Task requirements =
Pictures aside, quote the whole listing exactly.

Data provided =

::::::

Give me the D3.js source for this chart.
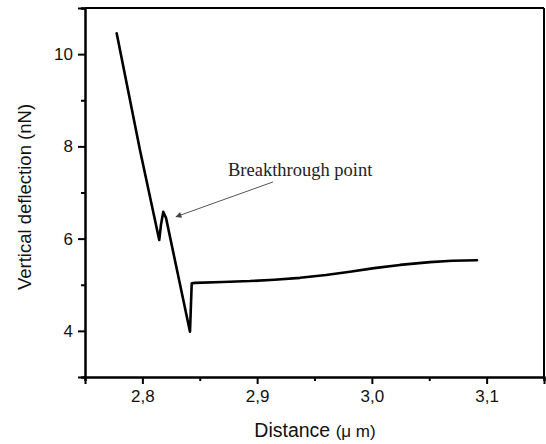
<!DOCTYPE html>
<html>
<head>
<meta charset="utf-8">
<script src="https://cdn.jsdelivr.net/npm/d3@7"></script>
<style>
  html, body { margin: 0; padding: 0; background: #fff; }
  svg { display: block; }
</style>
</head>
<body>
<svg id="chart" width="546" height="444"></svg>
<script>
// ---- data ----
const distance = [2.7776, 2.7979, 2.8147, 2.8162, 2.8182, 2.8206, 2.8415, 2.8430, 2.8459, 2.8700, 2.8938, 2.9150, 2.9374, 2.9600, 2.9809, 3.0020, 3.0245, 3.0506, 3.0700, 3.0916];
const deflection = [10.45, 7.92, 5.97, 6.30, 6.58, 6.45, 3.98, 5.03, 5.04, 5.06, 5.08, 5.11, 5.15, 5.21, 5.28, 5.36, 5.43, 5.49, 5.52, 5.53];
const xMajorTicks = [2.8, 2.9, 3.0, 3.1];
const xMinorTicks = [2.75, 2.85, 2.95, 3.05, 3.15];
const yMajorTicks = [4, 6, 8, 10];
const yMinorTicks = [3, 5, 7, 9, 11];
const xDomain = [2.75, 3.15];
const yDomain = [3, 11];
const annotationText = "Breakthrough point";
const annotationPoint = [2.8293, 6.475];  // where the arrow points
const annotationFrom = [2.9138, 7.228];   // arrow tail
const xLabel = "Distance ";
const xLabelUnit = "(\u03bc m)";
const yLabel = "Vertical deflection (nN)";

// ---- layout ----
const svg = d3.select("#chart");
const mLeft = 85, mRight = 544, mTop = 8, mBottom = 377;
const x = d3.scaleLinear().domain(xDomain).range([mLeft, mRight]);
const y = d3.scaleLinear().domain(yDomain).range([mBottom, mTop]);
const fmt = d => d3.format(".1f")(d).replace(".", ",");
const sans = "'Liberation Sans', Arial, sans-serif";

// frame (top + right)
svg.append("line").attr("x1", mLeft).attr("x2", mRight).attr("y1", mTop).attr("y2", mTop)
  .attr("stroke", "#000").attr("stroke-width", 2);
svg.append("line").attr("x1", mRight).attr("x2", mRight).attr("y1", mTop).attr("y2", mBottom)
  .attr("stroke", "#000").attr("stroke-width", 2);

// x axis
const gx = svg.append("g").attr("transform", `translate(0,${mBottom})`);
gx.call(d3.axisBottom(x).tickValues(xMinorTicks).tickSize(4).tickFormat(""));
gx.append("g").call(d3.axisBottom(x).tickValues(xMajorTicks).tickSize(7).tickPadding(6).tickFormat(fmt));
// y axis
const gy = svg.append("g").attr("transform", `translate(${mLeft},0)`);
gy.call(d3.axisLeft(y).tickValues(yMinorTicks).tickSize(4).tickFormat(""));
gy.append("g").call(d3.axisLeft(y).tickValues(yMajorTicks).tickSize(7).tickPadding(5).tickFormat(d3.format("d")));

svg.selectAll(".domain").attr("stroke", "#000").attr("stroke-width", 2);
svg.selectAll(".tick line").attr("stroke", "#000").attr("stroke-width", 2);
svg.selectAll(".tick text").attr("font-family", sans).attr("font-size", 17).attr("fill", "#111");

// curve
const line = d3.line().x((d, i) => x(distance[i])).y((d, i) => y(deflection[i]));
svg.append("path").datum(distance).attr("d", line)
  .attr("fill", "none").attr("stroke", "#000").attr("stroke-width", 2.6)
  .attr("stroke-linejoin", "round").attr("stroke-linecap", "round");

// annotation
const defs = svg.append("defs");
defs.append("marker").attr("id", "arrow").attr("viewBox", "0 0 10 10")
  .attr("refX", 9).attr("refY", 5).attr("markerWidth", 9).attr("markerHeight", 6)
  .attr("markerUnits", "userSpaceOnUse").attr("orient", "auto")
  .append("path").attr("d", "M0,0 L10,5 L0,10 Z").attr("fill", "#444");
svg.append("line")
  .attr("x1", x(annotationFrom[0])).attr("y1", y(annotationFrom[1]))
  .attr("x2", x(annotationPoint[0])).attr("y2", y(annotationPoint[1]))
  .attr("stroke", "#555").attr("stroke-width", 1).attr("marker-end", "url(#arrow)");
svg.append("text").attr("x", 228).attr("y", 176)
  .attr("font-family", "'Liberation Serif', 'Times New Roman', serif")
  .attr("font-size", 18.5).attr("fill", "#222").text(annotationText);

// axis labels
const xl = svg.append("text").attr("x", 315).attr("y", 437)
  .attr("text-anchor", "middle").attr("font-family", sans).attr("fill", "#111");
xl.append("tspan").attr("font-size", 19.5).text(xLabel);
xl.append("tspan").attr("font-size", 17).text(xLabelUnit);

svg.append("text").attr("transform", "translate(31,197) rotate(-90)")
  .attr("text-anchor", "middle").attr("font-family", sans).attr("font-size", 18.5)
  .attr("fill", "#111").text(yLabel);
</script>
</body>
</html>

::::::

Result below =
Give me the D3.js source for this chart.
<!DOCTYPE html>
<html>
<head>
<meta charset="utf-8">
<script src="https://cdn.jsdelivr.net/npm/d3@7"></script>
<style>
  html, body { margin: 0; padding: 0; background: #fff; }
  svg { display: block; }
</style>
</head>
<body>
<svg id="chart" width="546" height="444"></svg>
<script>
// ---- data ----
const distance = [2.7776, 2.7979, 2.8147, 2.8162, 2.8182, 2.8206, 2.8415, 2.8430, 2.8459, 2.8700, 2.8938, 2.9150, 2.9374, 2.9600, 2.9809, 3.0020, 3.0245, 3.0506, 3.0700, 3.0916];
const deflection = [10.45, 7.92, 5.97, 6.30, 6.58, 6.45, 3.98, 5.03, 5.04, 5.06, 5.08, 5.11, 5.15, 5.21, 5.28, 5.36, 5.43, 5.49, 5.52, 5.53];
const xMajorTicks = [2.8, 2.9, 3.0, 3.1];
const xMinorTicks = [2.75, 2.85, 2.95, 3.05, 3.15];
const yMajorTicks = [4, 6, 8, 10];
const yMinorTicks = [3, 5, 7, 9, 11];
const xDomain = [2.75, 3.15];
const yDomain = [3, 11];
const annotationText = "Breakthrough point";
const annotationPoint = [2.8293, 6.475];  // where the arrow points
const annotationFrom = [2.9138, 7.228];   // arrow tail
const xLabel = "Distance ";
const xLabelUnit = "(\u03bc m)";
const yLabel = "Vertical deflection (nN)";

// ---- layout ----
const svg = d3.select("#chart");
const mLeft = 85, mRight = 544, mTop = 8, mBottom = 377;
const x = d3.scaleLinear().domain(xDomain).range([mLeft, mRight]);
const y = d3.scaleLinear().domain(yDomain).range([mBottom, mTop]);
const fmt = d => d3.format(".1f")(d).replace(".", ",");
const sans = "'Liberation Sans', Arial, sans-serif";

// frame (top + right)
svg.append("line").attr("x1", mLeft).attr("x2", mRight).attr("y1", mTop).attr("y2", mTop)
  .attr("stroke", "#000").attr("stroke-width", 2);
svg.append("line").attr("x1", mRight).attr("x2", mRight).attr("y1", mTop).attr("y2", mBottom)
  .attr("stroke", "#000").attr("stroke-width", 2);

// x axis
const gx = svg.append("g").attr("transform", `translate(0,${mBottom})`);
gx.call(d3.axisBottom(x).tickValues(xMinorTicks).tickSize(4).tickFormat(""));
gx.append("g").call(d3.axisBottom(x).tickValues(xMajorTicks).tickSize(7).tickPadding(6).tickFormat(fmt));
// y axis
const gy = svg.append("g").attr("transform", `translate(${mLeft},0)`);
gy.call(d3.axisLeft(y).tickValues(yMinorTicks).tickSize(4).tickFormat(""));
gy.append("g").call(d3.axisLeft(y).tickValues(yMajorTicks).tickSize(7).tickPadding(5).tickFormat(d3.format("d")));

svg.selectAll(".domain").attr("stroke", "#000").attr("stroke-width", 2);
svg.selectAll(".tick line").attr("stroke", "#000").attr("stroke-width", 2);
svg.selectAll(".tick text").attr("font-family", sans).attr("font-size", 17).attr("fill", "#111");

// curve
const line = d3.line().x((d, i) => x(distance[i])).y((d, i) => y(deflection[i]));
svg.append("path").datum(distance).attr("d", line)
  .attr("fill", "none").attr("stroke", "#000").attr("stroke-width", 2.6)
  .attr("stroke-linejoin", "round").attr("stroke-linecap", "round");

// annotation
const defs = svg.append("defs");
defs.append("marker").attr("id", "arrow").attr("viewBox", "0 0 10 10")
  .attr("refX", 9).attr("refY", 5).attr("markerWidth", 9).attr("markerHeight", 6)
  .attr("markerUnits", "userSpaceOnUse").attr("orient", "auto")
  .append("path").attr("d", "M0,0 L10,5 L0,10 Z").attr("fill", "#444");
svg.append("line")
  .attr("x1", x(annotationFrom[0])).attr("y1", y(annotationFrom[1]))
  .attr("x2", x(annotationPoint[0])).attr("y2", y(annotationPoint[1]))
  .attr("stroke", "#555").attr("stroke-width", 1).attr("marker-end", "url(#arrow)");
svg.append("text").attr("x", 228).attr("y", 176)
  .attr("font-family", "'Liberation Serif', 'Times New Roman', serif")
  .attr("font-size", 18.5).attr("fill", "#222").text(annotationText);

// axis labels
const xl = svg.append("text").attr("x", 315).attr("y", 437)
  .attr("text-anchor", "middle").attr("font-family", sans).attr("fill", "#111");
xl.append("tspan").attr("font-size", 19.5).text(xLabel);
xl.append("tspan").attr("font-size", 17).text(xLabelUnit);

svg.append("text").attr("transform", "translate(31,197) rotate(-90)")
  .attr("text-anchor", "middle").attr("font-family", sans).attr("font-size", 18.5)
  .attr("fill", "#111").text(yLabel);
</script>
</body>
</html>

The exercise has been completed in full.